Figure scripts:
+-------+
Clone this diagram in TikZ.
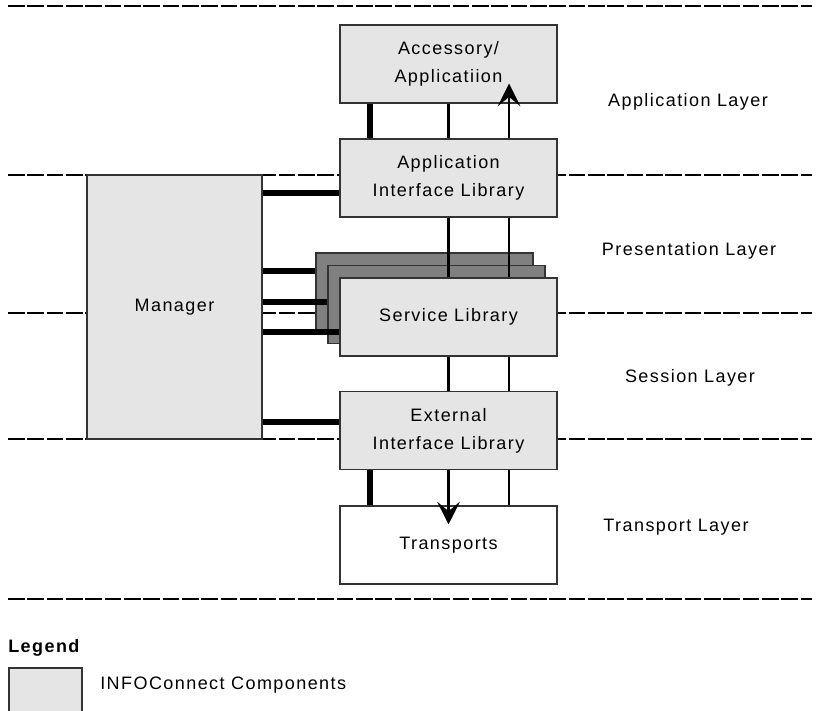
\documentclass[tikz,border=0pt]{standalone}
\usepackage{fontspec}
\setmainfont{Liberation Sans}[LetterSpace=8]
\usetikzlibrary{arrows.meta, positioning}
\tikzset{
    component/.style={
        rectangle, draw=black!80, line width=0.8pt,
        minimum width=162.75pt, minimum height=58.5pt,
        fill=black!10, align=center, inner sep=0pt,
        font=\fontsize{13.5pt}{21pt}\selectfont
    },
    shadowbox/.style={component, fill=black!50},
    external/.style={component, fill=white},
    layerline/.style={draw=black, line width=1.5pt, dash pattern=on 12.5pt off 2pt},
    layerlabel/.style={anchor=base, inner sep=0pt, font=\fontsize{13.5pt}{16pt}\selectfont},
    link/.style={draw=black, line width=1.6pt},
    bus/.style={draw=black, line width=4pt},
    flow/.style={draw=black, line width=1.6pt, -{Stealth[length=17pt, width=17pt, inset=7pt]}}
}

\begin{document}
\begin{tikzpicture}[x=0.75pt, y=-0.75pt]
\useasboundingbox (0,0) rectangle (816,710);
\clip (0,0) rectangle (816,710);

% Layer separators
\foreach \y in {6,175,313,439,599}
    \draw[layerline] (8,\y) -- (812,\y);

% Layer names
\node[layerlabel] (applayer) at (688,106) {Application Layer};
\node[layerlabel] (preslayer) at (689,255) {Presentation Layer};
\node[layerlabel] (sesslayer) at (690,382) {Session Layer};
\node[layerlabel] (translayer) at (676,531) {Transport Layer};

% Manager column
\node[component, minimum width=131.25pt, minimum height=198pt] (mgr) at (174.5,307) {Manager};

% Main stack
\node[component] (app) at (448.5,64) {Accessory/\\Applicatiion};
\node[component] (ail) at (448.5,178) {Application\\Interface Library};
\node[shadowbox] (svcback2) at (424.5,292) {};
\node[shadowbox] (svcback1) at (436.5,304.5) {};
\node[component] (svc) at (448.5,317) {Service Library};
\node[component] (eil) at (448.5,430.5) {External\\Interface Library};
\node[external] (trans) at (448.5,545) {Transports};

% Manager links
\foreach \lib/\dy in {ail/-11.25, svcback2/15.75, svcback1/1.9, svc/-11.25, eil/6.4} {
    \coordinate (m) at ([yshift=\dy pt]\lib.west);
    \draw[bus] (m) -- (m -| mgr.east);
}

% Stack links
\draw[bus] ([xshift=-59pt]app.south) -- ([xshift=-59pt]ail.north);
\draw[link] (app.south) -- (ail.north);
\draw[flow] ([xshift=45.4pt]ail.north) -- ([xshift=45.4pt, yshift=15pt]app.south);

\draw[link] (ail.south) -- (svc.north);
\draw[link] ([xshift=45.4pt]ail.south) -- ([xshift=45.4pt]svc.north);

\draw[link] (svc.south) -- (eil.north);
\draw[link] ([xshift=45.4pt]svc.south) -- ([xshift=45.4pt]eil.north);

\draw[bus] ([xshift=-59pt]eil.south) -- ([xshift=-59pt]trans.north);
\draw[flow] (eil.south) -- ([yshift=-14.25pt]trans.north);
\draw[link] ([xshift=45.4pt]eil.south) -- ([xshift=45.4pt]trans.north);

% Legend
\node[anchor=base west, inner sep=0pt, font=\fontsize{13.5pt}{16pt}\selectfont\bfseries] (legend) at (8,652) {Legend};
\node[component, minimum width=54.75pt, minimum height=39pt] (legendbox) at (45.5,694) {};
\node[anchor=base west, inner sep=0pt, font=\fontsize{13.5pt}{16pt}\selectfont] (legendtext) at (100,689) {INFOConnect Components};

\end{tikzpicture}
\end{document}
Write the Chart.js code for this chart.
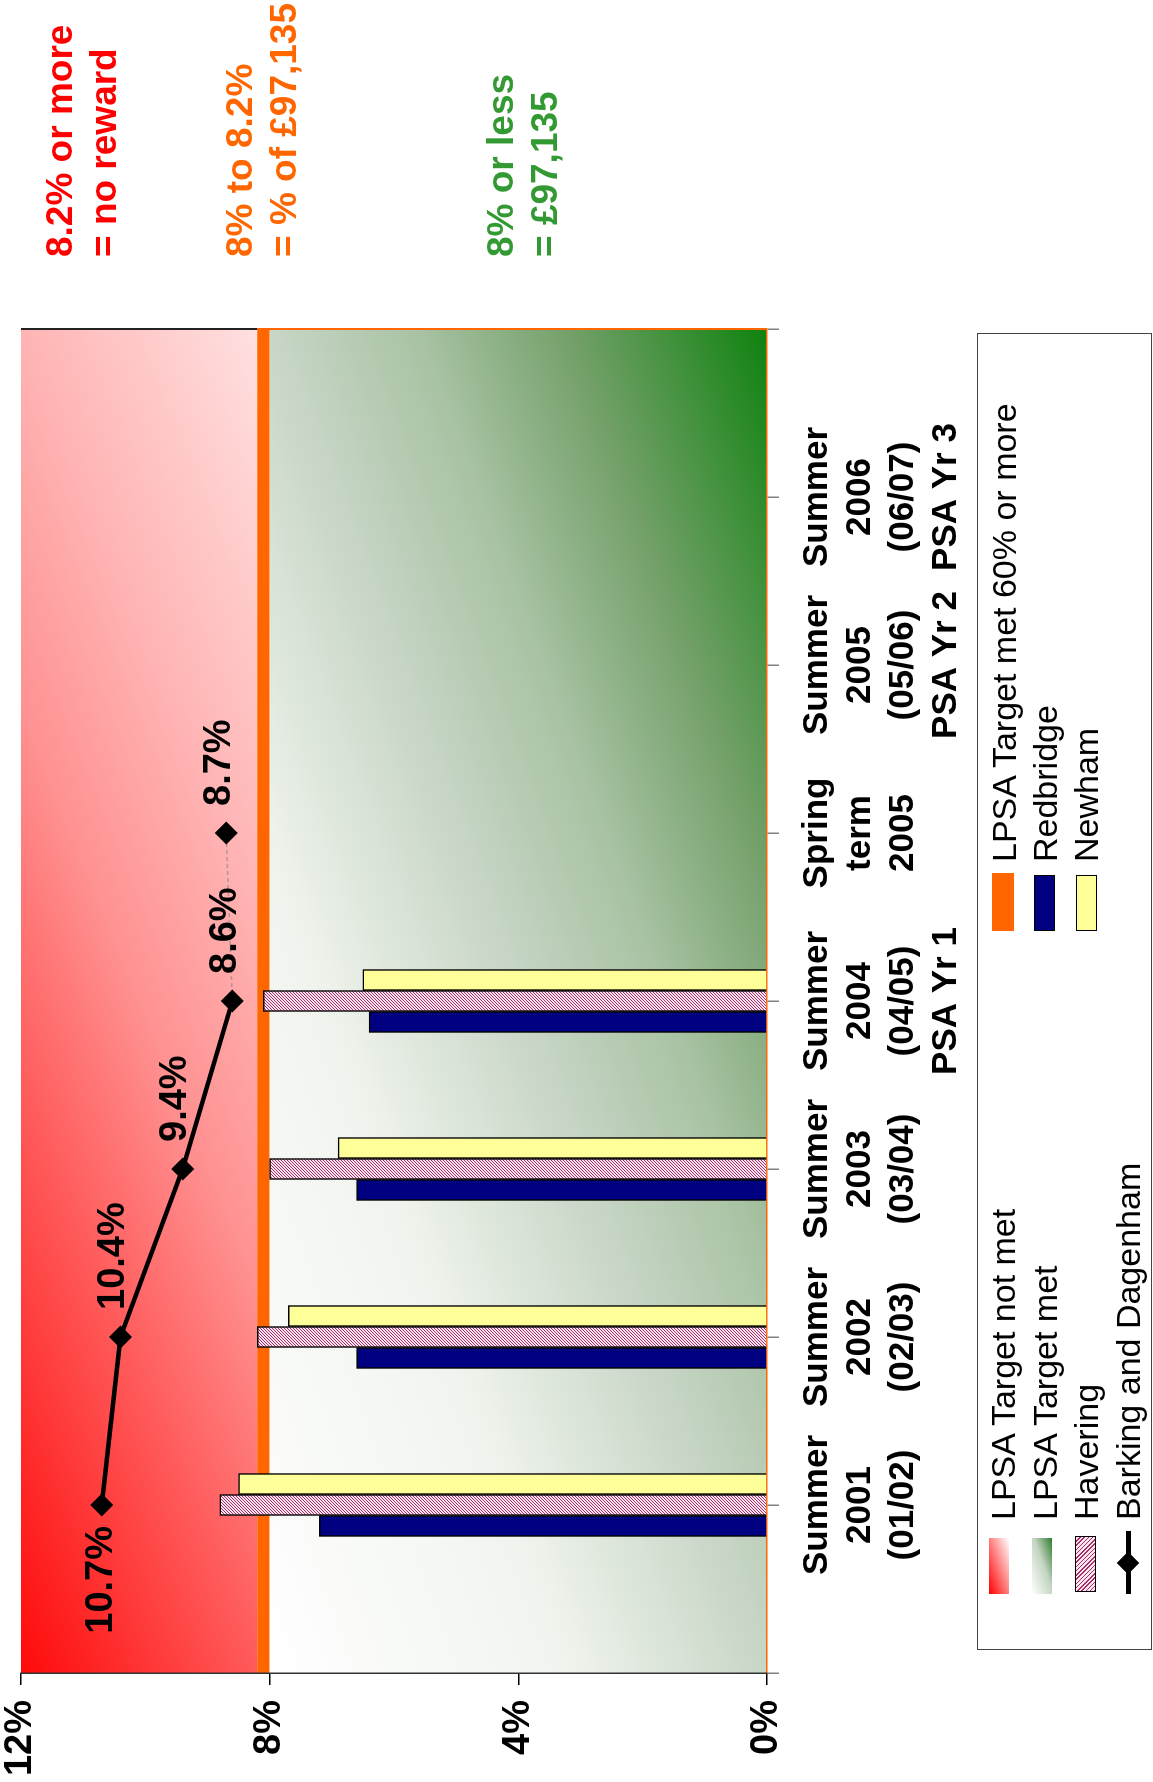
+-------+
Leave out any pictures and return exactly the lines from the beginning of the data through the line with "(trans) at (448.5,545)", inclusive.

» **Exercise response**:
Clone this diagram in TikZ.
\documentclass[tikz,border=0pt]{standalone}
\usepackage{fontspec}
\setmainfont{Liberation Sans}[LetterSpace=8]
\usetikzlibrary{arrows.meta, positioning}
\tikzset{
    component/.style={
        rectangle, draw=black!80, line width=0.8pt,
        minimum width=162.75pt, minimum height=58.5pt,
        fill=black!10, align=center, inner sep=0pt,
        font=\fontsize{13.5pt}{21pt}\selectfont
    },
    shadowbox/.style={component, fill=black!50},
    external/.style={component, fill=white},
    layerline/.style={draw=black, line width=1.5pt, dash pattern=on 12.5pt off 2pt},
    layerlabel/.style={anchor=base, inner sep=0pt, font=\fontsize{13.5pt}{16pt}\selectfont},
    link/.style={draw=black, line width=1.6pt},
    bus/.style={draw=black, line width=4pt},
    flow/.style={draw=black, line width=1.6pt, -{Stealth[length=17pt, width=17pt, inset=7pt]}}
}

\begin{document}
\begin{tikzpicture}[x=0.75pt, y=-0.75pt]
\useasboundingbox (0,0) rectangle (816,710);
\clip (0,0) rectangle (816,710);

% Layer separators
\foreach \y in {6,175,313,439,599}
    \draw[layerline] (8,\y) -- (812,\y);

% Layer names
\node[layerlabel] (applayer) at (688,106) {Application Layer};
\node[layerlabel] (preslayer) at (689,255) {Presentation Layer};
\node[layerlabel] (sesslayer) at (690,382) {Session Layer};
\node[layerlabel] (translayer) at (676,531) {Transport Layer};

% Manager column
\node[component, minimum width=131.25pt, minimum height=198pt] (mgr) at (174.5,307) {Manager};

% Main stack
\node[component] (app) at (448.5,64) {Accessory/\\Applicatiion};
\node[component] (ail) at (448.5,178) {Application\\Interface Library};
\node[shadowbox] (svcback2) at (424.5,292) {};
\node[shadowbox] (svcback1) at (436.5,304.5) {};
\node[component] (svc) at (448.5,317) {Service Library};
\node[component] (eil) at (448.5,430.5) {External\\Interface Library};
\node[external] (trans) at (448.5,545) {Transports};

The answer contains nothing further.